Ich habe den O’Keefes gesagt, dass ich darum bitten werde, im Seligsprechungsverfahren als Zeuge aussagen zu dürfen. Und egal, wie viele Jahre man Michael noch testen wird, er wird nicht mehr an diesem Hirntumor, sondern irgendwann einmal an Altersschwäche sterben. Der Hirntumor ist weg. Am Montag werde ich dort anrufen.
Damit klappte er seinen Laptop auf. Die verfügbaren Wohnungen, die er sich angesehen hatte, entsprachen nicht unbedingt dem, was er sich vorgestellt hatte. Aber es gibt noch andere, dachte er gelassen. Das Problem ist nur, ich will etwas, das sofort frei ist.

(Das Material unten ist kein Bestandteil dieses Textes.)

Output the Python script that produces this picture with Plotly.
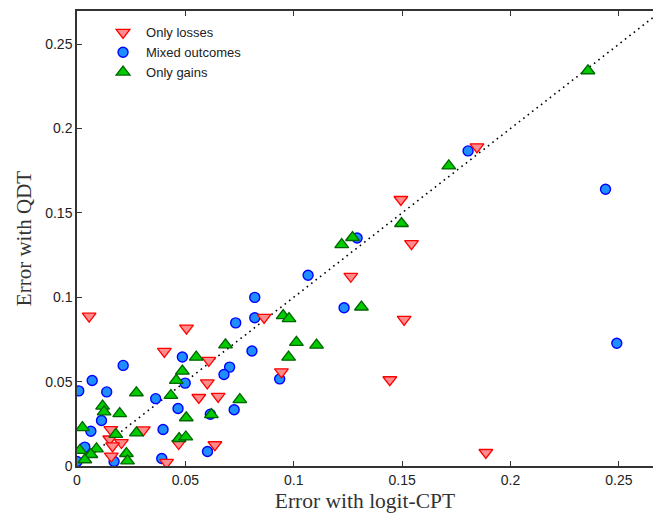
import plotly.graph_objects as go

# Only losses
loss_x = [0.0056, 0.0505, 0.0403, 0.0863, 0.0608, 0.0601, 0.0562, 0.0651, 0.0943, 0.0156,
          0.0306, 0.0151, 0.0205, 0.0164, 0.0158, 0.0413, 0.0469, 0.0636, 0.1494, 0.1543,
          0.1263, 0.1509, 0.1443, 0.1845, 0.1886]
loss_y = [0.0888, 0.0817, 0.0679, 0.0881, 0.0626, 0.0492, 0.0406, 0.0412, 0.0558, 0.0216,
          0.0214, 0.0160, 0.0139, 0.0119, 0.0059, 0.0021, 0.0133, 0.0126, 0.1579, 0.1318,
          0.1124, 0.0869, 0.0511, 0.1891, 0.0080]

# Mixed outcomes
mixed_x = [0.0008, 0.0070, 0.0213, 0.0137, 0.0486, 0.0499, 0.0363, 0.0466, 0.0113, 0.0064,
           0.0397, 0.0036, 0.0000, 0.0171, 0.0391, 0.0615, 0.0725, 0.0602, 0.0820, 0.0732,
           0.0820, 0.0807, 0.0704, 0.0678, 0.0935, 0.1804, 0.1292, 0.1066, 0.1232, 0.2438,
           0.2490]
mixed_y = [0.0445, 0.0507, 0.0596, 0.0439, 0.0646, 0.0491, 0.0399, 0.0341, 0.0270, 0.0206,
           0.0216, 0.0112, 0.0027, 0.0027, 0.0044, 0.0307, 0.0333, 0.0086, 0.0999, 0.0848,
           0.0878, 0.0681, 0.0586, 0.0542, 0.0516, 0.1867, 0.1351, 0.1130, 0.0938, 0.1640,
           0.0727]

# Only gains
gain_x = [0.0550, 0.0486, 0.0458, 0.0274, 0.0433, 0.0118, 0.0125, 0.0197, 0.0504, 0.0025,
          0.0179, 0.0274, 0.0471, 0.0502, 0.0013, 0.0090, 0.0064, 0.0036, 0.0228, 0.0233,
          0.0685, 0.0951, 0.0978, 0.1012, 0.1105, 0.0976, 0.0751, 0.0620, 0.1715, 0.1497,
          0.1271, 0.1221, 0.1312, 0.2357]
gain_y = [0.0645, 0.0562, 0.0507, 0.0434, 0.0418, 0.0355, 0.0321, 0.0310, 0.0286, 0.0227,
          0.0187, 0.0196, 0.0163, 0.0172, 0.0092, 0.0102, 0.0068, 0.0037, 0.0074, 0.0030,
          0.0718, 0.0891, 0.0873, 0.0733, 0.0716, 0.0645, 0.0393, 0.0304, 0.1778, 0.1437,
          0.1354, 0.1312, 0.0942, 0.2342]

diag = [0.0, 0.27]
tick_vals = [0, 0.05, 0.1, 0.15, 0.2, 0.25]
tick_text = ["0", "0.05", "0.1", "0.15", "0.2", "0.25"]

fig = go.Figure()

fig.add_trace(go.Scatter(x=diag, y=diag, mode="lines", showlegend=False,
                         line=dict(color="black", width=1.6, dash="1.6px,4px"),
                         hoverinfo="skip"))

fig.add_trace(go.Scatter(x=mixed_x, y=mixed_y, mode="markers", name="Mixed outcomes",
                         legendrank=2,
                         marker=dict(symbol="circle", size=10, color="#1f8fff",
                                     line=dict(color="#0000ff", width=1.4))))
fig.add_trace(go.Scatter(x=loss_x, y=loss_y, mode="markers", name="Only losses",
                         legendrank=1,
                         marker=dict(symbol="triangle-down", size=12, color="#ff8c8c",
                                     line=dict(color="#ff0000", width=1.3))))
fig.add_trace(go.Scatter(x=gain_x, y=gain_y, mode="markers", name="Only gains",
                         legendrank=3,
                         marker=dict(symbol="triangle-up", size=12, color="#00cc00",
                                     line=dict(color="#006400", width=1.3))))

axis_common = dict(
    showgrid=False, zeroline=False, showline=True, linecolor="#333333", linewidth=1.5,
    ticks="inside", ticklen=5, tickwidth=1.2, tickcolor="#333333",
    tickvals=tick_vals, ticktext=tick_text,
    tickfont=dict(family="Liberation Sans, Arial, sans-serif", size=14, color="#222222"),
)

fig.update_layout(
    width=653, height=513,
    margin=dict(l=77, r=0, t=11, b=47),
    paper_bgcolor="white", plot_bgcolor="white",
    xaxis=dict(range=[0, 0.2657], mirror="ticks",
               title=dict(text="Error with logit-CPT", standoff=6,
                          font=dict(family="Liberation Serif, Times New Roman, serif",
                                    size=21.5, color="#333333")),
               **axis_common),
    yaxis=dict(range=[0, 0.2696], mirror=False,
               title=dict(text="Error with QDT", standoff=8,
                          font=dict(family="Liberation Serif, Times New Roman, serif",
                                    size=21, color="#333333")),
               **axis_common),
    legend=dict(x=0.040, y=0.986, xanchor="left", yanchor="top",
                bgcolor="rgba(0,0,0,0)", borderwidth=0,
                font=dict(family="Liberation Sans, Arial, sans-serif", size=13, color="#222222"),
                itemwidth=36, tracegroupgap=0),
    showlegend=True,
)

fig.write_html("out.html")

Am Sonntagmorgen besichtigte er jene Wohnungen, die für ihn am ehesten infrage zu kommen schienen. Um sechzehn Uhr, kurz bevor er schon aufgeben wollte, fand er genau das, was er gesucht hatte: eine geräumige, geschmackvoll eingerichtete Vier-Zimmer-Wohnung in SoHo mit Blick auf den Hudson. Der Eigentümer, ein Fotograf, der zu einem Auftrag ins Ausland ging, wollte sie für ein halbes Jahr vermieten. »Keine Haustiere, keine Kinder«, sagte er Ryan.
Amüsiert über die Reihenfolge antwortete Ryan: »Ich habe weder das eine noch das andere, hoffe aber, eines Tages beides zu haben. Aber das wird nicht im nächsten halben Jahr geschehen, das garantiere ich Ihnen.«
Zufrieden, bald in seiner eigenen Wohnung zu sein, schlief er am Sonntag tief und fest. Am Montagmorgen war er um sieben Uhr im Krankenhaus. Die geplanten OPs wurden durch einen Notfall allesamt über den Haufen geworfen. Ein junger Jogger war von einem Auto angefahren worden. Der Fahrer des Wagens hatte ihn übersehen, weil er am Steuer eine SMS verfasst hatte. Erst um Viertel nach sechs fand er Zeit, in Monicas Praxis anzurufen.
»Ach, um die Rückgabe der O’Keefe-Krankenakte müssen Sie sich keine Sorgen machen«, versicherte ihm Nan. »Dr. Farrell hat mich schon in Ihr Büro geschickt, um sie abzuholen.«
»Warum hat sie das getan?«, fragte Ryan erstaunt. »Ich wollte sie doch persönlich vorbeibringen. Können Sie mich bitte mit ihr verbinden?«
Das kurze, peinlich berührte Schweigen machte ihm klar, dass Monicas Sprechstundenhilfe angewiesen war, ihm zu sagen, sie sei für ihn nicht zu sprechen.
»Sie ist leider schon weg, Doktor«, erwiderte Nan.
Im Hintergrund konnte er aber deutlich hören, wie sich Monica soeben von einem Patienten verabschiedete. »Wenn Dr. Farrell Sie schon bittet, ihretwegen zu lügen, dann sollte die Frau Doktor auch etwas leiser reden. Richten Sie ihr das bitte aus«, gab er im scharfen Ton zurück und legte auf.